* start Supplied material *

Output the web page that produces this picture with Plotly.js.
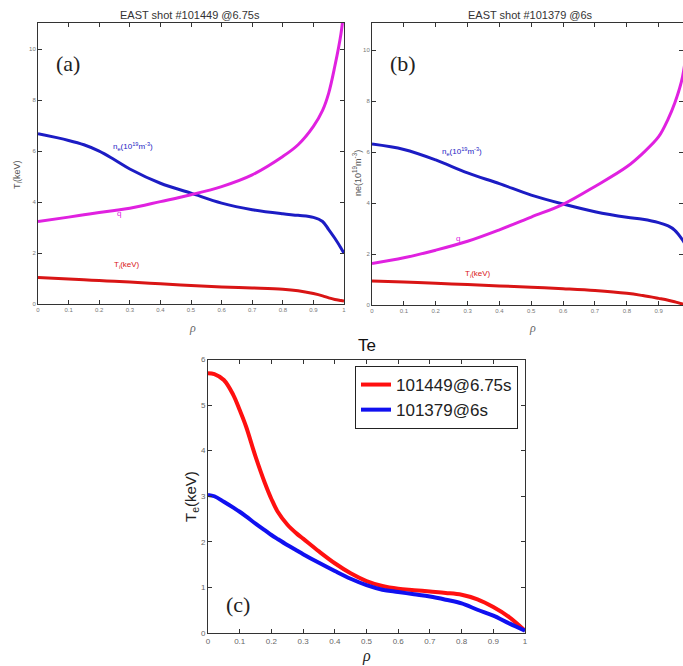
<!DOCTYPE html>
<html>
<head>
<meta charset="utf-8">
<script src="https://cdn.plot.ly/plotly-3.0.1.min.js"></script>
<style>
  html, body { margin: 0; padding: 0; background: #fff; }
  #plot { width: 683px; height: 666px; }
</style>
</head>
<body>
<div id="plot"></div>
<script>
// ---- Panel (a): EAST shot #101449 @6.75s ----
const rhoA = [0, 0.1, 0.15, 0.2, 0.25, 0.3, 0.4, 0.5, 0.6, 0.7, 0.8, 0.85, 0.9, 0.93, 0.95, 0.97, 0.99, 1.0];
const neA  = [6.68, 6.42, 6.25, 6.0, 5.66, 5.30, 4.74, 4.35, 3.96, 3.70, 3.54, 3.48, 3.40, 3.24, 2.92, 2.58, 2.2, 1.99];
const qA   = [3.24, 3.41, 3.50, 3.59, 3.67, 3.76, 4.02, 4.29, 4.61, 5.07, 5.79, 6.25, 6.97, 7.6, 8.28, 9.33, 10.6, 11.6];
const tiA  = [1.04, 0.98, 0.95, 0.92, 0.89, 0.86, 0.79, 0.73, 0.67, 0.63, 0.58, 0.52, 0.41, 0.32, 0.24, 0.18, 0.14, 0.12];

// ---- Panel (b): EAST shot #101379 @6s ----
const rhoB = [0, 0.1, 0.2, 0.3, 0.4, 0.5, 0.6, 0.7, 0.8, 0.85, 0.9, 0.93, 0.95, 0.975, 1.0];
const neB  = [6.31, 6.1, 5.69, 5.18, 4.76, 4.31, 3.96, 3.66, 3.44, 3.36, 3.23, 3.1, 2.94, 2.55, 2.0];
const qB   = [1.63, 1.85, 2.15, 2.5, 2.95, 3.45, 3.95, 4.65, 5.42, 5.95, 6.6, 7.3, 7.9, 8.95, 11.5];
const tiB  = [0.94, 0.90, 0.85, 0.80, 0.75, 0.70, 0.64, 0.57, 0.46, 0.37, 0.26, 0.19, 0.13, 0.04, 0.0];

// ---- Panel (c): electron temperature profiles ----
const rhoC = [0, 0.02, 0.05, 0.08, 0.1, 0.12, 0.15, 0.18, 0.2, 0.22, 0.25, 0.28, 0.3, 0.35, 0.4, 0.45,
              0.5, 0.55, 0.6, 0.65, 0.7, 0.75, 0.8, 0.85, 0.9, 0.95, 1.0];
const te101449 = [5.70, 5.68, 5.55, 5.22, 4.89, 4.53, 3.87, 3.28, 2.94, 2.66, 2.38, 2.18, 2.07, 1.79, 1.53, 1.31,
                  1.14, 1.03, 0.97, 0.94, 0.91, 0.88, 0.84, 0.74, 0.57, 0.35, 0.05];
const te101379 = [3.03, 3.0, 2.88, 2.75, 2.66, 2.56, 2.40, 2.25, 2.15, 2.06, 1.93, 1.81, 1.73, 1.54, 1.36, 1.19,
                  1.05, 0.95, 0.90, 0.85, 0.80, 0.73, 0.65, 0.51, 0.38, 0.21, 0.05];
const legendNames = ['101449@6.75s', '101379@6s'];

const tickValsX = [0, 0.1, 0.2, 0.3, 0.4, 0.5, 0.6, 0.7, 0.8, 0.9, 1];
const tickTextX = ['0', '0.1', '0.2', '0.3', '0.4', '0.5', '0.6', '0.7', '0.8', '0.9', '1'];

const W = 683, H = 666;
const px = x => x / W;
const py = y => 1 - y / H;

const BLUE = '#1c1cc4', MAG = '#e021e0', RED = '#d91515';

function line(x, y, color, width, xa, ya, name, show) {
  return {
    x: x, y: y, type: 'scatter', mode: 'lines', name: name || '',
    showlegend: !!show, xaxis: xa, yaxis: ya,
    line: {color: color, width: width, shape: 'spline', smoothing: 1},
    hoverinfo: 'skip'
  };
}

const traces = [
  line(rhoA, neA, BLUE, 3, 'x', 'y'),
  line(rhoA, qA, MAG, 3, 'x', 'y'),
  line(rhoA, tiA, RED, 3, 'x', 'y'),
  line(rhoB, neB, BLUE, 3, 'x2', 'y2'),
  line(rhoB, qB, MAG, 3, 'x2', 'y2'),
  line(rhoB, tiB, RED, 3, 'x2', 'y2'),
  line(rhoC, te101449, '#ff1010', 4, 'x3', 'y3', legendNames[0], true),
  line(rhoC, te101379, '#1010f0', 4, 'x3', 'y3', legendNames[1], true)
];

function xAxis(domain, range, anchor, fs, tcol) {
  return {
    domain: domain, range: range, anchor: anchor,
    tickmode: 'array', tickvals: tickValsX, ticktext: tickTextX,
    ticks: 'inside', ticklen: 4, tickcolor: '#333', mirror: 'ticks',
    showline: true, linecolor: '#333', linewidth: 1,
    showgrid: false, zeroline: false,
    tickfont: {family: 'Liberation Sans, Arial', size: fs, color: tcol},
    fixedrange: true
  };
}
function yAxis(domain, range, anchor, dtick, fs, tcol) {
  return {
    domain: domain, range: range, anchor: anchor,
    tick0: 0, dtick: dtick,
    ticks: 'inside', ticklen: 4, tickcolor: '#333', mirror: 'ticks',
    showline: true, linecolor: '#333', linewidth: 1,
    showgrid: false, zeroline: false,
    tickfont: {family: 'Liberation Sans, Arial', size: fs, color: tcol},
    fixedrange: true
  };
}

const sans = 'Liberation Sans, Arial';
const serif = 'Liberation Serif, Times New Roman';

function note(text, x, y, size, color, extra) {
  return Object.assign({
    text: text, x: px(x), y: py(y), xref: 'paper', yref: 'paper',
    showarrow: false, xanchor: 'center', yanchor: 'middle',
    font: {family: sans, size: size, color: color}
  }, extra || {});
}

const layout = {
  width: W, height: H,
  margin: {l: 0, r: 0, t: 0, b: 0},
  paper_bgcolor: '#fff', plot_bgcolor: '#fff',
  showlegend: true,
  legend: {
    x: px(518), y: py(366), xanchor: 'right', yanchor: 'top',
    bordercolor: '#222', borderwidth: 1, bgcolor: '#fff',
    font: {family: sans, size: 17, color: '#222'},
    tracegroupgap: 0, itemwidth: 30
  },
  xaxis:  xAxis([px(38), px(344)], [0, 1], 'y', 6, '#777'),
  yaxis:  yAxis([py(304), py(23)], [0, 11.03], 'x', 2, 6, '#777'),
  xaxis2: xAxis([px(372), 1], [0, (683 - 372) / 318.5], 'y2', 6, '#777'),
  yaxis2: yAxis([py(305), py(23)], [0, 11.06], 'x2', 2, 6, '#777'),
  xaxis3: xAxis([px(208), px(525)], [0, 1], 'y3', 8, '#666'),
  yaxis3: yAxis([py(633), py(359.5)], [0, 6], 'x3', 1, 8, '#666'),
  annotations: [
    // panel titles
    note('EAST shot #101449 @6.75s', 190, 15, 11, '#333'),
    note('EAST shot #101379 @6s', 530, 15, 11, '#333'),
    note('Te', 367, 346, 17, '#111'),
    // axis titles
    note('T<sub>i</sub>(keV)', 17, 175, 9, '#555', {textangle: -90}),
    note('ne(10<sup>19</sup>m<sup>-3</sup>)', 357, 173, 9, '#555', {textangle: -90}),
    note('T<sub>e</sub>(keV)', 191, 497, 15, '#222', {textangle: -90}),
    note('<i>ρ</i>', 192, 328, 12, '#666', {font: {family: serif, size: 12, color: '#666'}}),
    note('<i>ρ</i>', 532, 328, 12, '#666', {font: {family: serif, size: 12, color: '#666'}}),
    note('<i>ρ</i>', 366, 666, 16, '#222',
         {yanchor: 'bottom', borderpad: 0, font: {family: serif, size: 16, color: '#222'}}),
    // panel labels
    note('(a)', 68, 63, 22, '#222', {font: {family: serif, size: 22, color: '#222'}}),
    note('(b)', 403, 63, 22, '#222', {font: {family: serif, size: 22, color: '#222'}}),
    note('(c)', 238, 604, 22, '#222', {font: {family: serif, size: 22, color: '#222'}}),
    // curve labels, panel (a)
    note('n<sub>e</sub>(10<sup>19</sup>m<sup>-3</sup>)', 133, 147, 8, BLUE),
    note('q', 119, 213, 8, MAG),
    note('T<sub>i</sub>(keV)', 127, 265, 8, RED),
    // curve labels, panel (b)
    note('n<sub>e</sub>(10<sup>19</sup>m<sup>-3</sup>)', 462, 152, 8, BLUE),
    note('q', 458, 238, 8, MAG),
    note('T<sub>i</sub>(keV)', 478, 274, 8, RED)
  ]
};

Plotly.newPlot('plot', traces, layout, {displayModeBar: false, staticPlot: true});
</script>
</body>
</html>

* end Supplied material *

Task objective:
Skip every picture and return the lines above from the top through the one that contains "0.18, 0.14, 0.12];".

The output:
Output the web page that produces this picture with Plotly.js.
<!DOCTYPE html>
<html>
<head>
<meta charset="utf-8">
<script src="https://cdn.plot.ly/plotly-3.0.1.min.js"></script>
<style>
  html, body { margin: 0; padding: 0; background: #fff; }
  #plot { width: 683px; height: 666px; }
</style>
</head>
<body>
<div id="plot"></div>
<script>
// ---- Panel (a): EAST shot #101449 @6.75s ----
const rhoA = [0, 0.1, 0.15, 0.2, 0.25, 0.3, 0.4, 0.5, 0.6, 0.7, 0.8, 0.85, 0.9, 0.93, 0.95, 0.97, 0.99, 1.0];
const neA  = [6.68, 6.42, 6.25, 6.0, 5.66, 5.30, 4.74, 4.35, 3.96, 3.70, 3.54, 3.48, 3.40, 3.24, 2.92, 2.58, 2.2, 1.99];
const qA   = [3.24, 3.41, 3.50, 3.59, 3.67, 3.76, 4.02, 4.29, 4.61, 5.07, 5.79, 6.25, 6.97, 7.6, 8.28, 9.33, 10.6, 11.6];
const tiA  = [1.04, 0.98, 0.95, 0.92, 0.89, 0.86, 0.79, 0.73, 0.67, 0.63, 0.58, 0.52, 0.41, 0.32, 0.24, 0.18, 0.14, 0.12];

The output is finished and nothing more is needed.